• _Set exercise_
Print the lines of the listing below verbatim from its first line through the line bearing "const xTicks = [0,4,8,12,16,20];". Any pictures are to be omitted.

** start Data block **

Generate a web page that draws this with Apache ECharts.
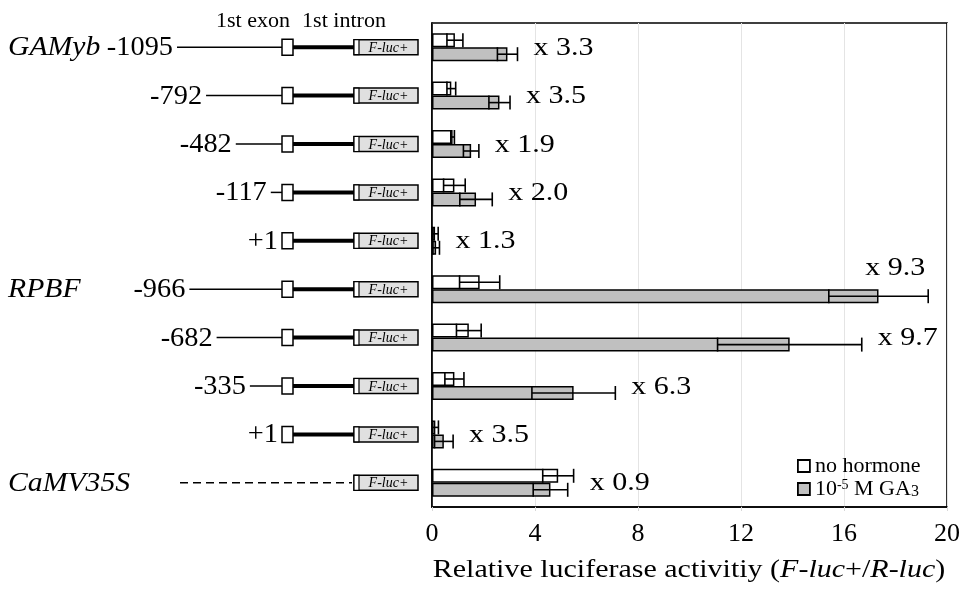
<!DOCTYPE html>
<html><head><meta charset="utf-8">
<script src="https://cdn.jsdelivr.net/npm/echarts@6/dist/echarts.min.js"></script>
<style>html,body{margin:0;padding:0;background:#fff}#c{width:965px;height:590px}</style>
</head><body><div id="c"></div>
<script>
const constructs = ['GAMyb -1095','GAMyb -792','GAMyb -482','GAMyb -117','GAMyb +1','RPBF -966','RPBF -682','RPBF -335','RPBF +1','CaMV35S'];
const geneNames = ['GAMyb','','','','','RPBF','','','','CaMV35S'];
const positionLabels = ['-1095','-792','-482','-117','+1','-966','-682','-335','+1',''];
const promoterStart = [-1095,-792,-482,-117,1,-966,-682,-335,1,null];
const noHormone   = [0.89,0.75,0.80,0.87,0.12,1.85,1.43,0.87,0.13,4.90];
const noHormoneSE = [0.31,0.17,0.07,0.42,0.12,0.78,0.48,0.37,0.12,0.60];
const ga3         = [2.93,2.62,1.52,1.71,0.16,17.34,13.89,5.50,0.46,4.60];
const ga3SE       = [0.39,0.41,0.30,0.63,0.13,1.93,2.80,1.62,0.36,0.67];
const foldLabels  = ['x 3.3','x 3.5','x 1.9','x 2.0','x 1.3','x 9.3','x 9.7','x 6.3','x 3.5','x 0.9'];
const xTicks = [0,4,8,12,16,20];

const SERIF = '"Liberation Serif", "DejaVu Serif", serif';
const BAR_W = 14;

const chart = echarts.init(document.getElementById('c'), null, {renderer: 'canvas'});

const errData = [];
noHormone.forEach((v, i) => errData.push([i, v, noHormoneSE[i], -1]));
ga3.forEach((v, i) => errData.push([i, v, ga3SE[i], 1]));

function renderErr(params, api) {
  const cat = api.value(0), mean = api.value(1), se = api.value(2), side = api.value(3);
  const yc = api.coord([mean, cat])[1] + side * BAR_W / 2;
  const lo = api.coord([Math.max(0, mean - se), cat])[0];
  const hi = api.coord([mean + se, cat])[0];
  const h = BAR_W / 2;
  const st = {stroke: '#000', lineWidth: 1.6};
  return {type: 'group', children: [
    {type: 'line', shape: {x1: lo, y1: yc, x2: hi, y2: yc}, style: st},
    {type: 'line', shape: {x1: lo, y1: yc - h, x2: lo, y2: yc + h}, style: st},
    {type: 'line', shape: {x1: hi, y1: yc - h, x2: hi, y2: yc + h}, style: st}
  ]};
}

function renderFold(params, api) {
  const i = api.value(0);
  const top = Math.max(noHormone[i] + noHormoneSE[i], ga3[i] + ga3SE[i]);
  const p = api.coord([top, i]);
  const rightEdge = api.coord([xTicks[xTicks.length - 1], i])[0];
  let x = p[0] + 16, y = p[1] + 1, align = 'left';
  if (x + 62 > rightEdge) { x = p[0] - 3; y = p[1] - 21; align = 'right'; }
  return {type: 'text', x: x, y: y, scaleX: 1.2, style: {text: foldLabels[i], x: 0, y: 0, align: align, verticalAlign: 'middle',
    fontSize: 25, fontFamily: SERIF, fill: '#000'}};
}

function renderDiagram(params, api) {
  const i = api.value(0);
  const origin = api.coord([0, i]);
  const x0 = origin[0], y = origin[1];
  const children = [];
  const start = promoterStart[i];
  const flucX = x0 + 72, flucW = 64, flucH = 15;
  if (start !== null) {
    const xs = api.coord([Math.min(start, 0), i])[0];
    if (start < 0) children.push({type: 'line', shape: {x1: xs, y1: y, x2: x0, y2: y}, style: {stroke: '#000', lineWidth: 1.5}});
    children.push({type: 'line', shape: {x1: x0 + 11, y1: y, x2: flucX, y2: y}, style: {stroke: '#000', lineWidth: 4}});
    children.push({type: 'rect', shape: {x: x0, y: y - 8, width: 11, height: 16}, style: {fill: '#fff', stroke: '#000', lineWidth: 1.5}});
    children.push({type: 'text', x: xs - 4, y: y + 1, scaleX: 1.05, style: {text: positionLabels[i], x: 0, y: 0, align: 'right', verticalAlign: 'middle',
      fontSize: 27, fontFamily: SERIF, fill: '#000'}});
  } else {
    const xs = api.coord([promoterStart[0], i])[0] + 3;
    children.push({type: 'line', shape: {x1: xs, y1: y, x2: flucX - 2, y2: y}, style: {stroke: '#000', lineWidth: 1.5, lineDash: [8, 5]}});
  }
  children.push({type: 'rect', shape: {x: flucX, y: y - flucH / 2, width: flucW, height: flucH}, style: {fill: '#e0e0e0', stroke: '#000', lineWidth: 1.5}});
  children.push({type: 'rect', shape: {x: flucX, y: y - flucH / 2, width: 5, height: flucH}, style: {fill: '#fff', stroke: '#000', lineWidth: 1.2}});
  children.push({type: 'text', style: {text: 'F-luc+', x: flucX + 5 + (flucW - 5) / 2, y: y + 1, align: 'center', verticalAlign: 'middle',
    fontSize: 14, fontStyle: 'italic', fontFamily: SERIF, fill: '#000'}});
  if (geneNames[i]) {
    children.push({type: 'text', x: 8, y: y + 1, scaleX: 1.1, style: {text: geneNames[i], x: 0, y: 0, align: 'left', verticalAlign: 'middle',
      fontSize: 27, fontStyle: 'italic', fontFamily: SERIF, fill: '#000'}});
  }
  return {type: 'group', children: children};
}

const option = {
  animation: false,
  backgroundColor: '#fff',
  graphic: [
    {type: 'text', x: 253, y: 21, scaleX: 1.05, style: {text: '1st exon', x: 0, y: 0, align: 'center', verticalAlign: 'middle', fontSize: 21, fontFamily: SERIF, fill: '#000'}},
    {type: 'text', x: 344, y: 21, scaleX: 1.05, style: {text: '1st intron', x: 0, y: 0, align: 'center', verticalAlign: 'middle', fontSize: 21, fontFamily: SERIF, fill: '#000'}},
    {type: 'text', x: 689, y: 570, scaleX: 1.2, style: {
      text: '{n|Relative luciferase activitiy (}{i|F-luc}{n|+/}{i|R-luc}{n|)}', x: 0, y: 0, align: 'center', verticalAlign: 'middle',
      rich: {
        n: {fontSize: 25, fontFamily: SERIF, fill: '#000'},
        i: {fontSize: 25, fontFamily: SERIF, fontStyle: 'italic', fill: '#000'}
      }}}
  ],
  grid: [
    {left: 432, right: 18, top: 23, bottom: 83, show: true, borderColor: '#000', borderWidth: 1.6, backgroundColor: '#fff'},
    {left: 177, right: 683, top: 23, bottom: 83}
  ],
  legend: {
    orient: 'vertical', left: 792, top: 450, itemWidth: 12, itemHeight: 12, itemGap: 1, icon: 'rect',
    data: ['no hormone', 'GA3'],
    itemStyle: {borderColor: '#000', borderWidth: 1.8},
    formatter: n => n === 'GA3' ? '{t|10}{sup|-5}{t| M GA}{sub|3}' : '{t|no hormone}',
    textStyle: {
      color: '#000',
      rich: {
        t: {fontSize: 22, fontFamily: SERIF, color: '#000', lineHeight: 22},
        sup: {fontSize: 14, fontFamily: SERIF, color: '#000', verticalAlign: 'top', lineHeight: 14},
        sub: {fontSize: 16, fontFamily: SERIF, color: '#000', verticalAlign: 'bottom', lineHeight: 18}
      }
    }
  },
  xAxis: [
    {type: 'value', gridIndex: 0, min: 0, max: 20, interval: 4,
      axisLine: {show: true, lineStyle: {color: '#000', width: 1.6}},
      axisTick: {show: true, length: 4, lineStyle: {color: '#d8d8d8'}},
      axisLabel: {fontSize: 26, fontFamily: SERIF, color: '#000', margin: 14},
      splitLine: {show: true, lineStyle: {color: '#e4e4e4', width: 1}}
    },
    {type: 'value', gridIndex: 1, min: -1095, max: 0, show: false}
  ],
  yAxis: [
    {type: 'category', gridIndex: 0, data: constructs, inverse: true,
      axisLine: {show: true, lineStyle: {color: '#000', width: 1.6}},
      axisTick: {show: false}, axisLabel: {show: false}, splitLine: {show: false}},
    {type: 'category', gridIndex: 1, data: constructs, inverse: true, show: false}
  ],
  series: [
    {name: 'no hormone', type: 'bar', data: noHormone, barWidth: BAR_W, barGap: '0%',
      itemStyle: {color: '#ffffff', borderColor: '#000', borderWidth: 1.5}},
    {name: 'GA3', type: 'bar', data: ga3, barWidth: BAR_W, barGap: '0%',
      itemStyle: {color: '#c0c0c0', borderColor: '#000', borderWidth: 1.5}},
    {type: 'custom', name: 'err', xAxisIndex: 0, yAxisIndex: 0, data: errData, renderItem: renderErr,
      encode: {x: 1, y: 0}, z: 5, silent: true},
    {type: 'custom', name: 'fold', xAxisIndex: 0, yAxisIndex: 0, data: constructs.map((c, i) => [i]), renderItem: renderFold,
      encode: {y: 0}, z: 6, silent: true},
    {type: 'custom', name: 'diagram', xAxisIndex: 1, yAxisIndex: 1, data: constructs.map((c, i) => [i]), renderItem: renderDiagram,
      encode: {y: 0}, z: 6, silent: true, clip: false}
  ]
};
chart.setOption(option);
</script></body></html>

** end Data block **

• _Exercise solution_
Generate a web page that draws this with Apache ECharts.
<!DOCTYPE html>
<html><head><meta charset="utf-8">
<script src="https://cdn.jsdelivr.net/npm/echarts@6/dist/echarts.min.js"></script>
<style>html,body{margin:0;padding:0;background:#fff}#c{width:965px;height:590px}</style>
</head><body><div id="c"></div>
<script>
const constructs = ['GAMyb -1095','GAMyb -792','GAMyb -482','GAMyb -117','GAMyb +1','RPBF -966','RPBF -682','RPBF -335','RPBF +1','CaMV35S'];
const geneNames = ['GAMyb','','','','','RPBF','','','','CaMV35S'];
const positionLabels = ['-1095','-792','-482','-117','+1','-966','-682','-335','+1',''];
const promoterStart = [-1095,-792,-482,-117,1,-966,-682,-335,1,null];
const noHormone   = [0.89,0.75,0.80,0.87,0.12,1.85,1.43,0.87,0.13,4.90];
const noHormoneSE = [0.31,0.17,0.07,0.42,0.12,0.78,0.48,0.37,0.12,0.60];
const ga3         = [2.93,2.62,1.52,1.71,0.16,17.34,13.89,5.50,0.46,4.60];
const ga3SE       = [0.39,0.41,0.30,0.63,0.13,1.93,2.80,1.62,0.36,0.67];
const foldLabels  = ['x 3.3','x 3.5','x 1.9','x 2.0','x 1.3','x 9.3','x 9.7','x 6.3','x 3.5','x 0.9'];
const xTicks = [0,4,8,12,16,20];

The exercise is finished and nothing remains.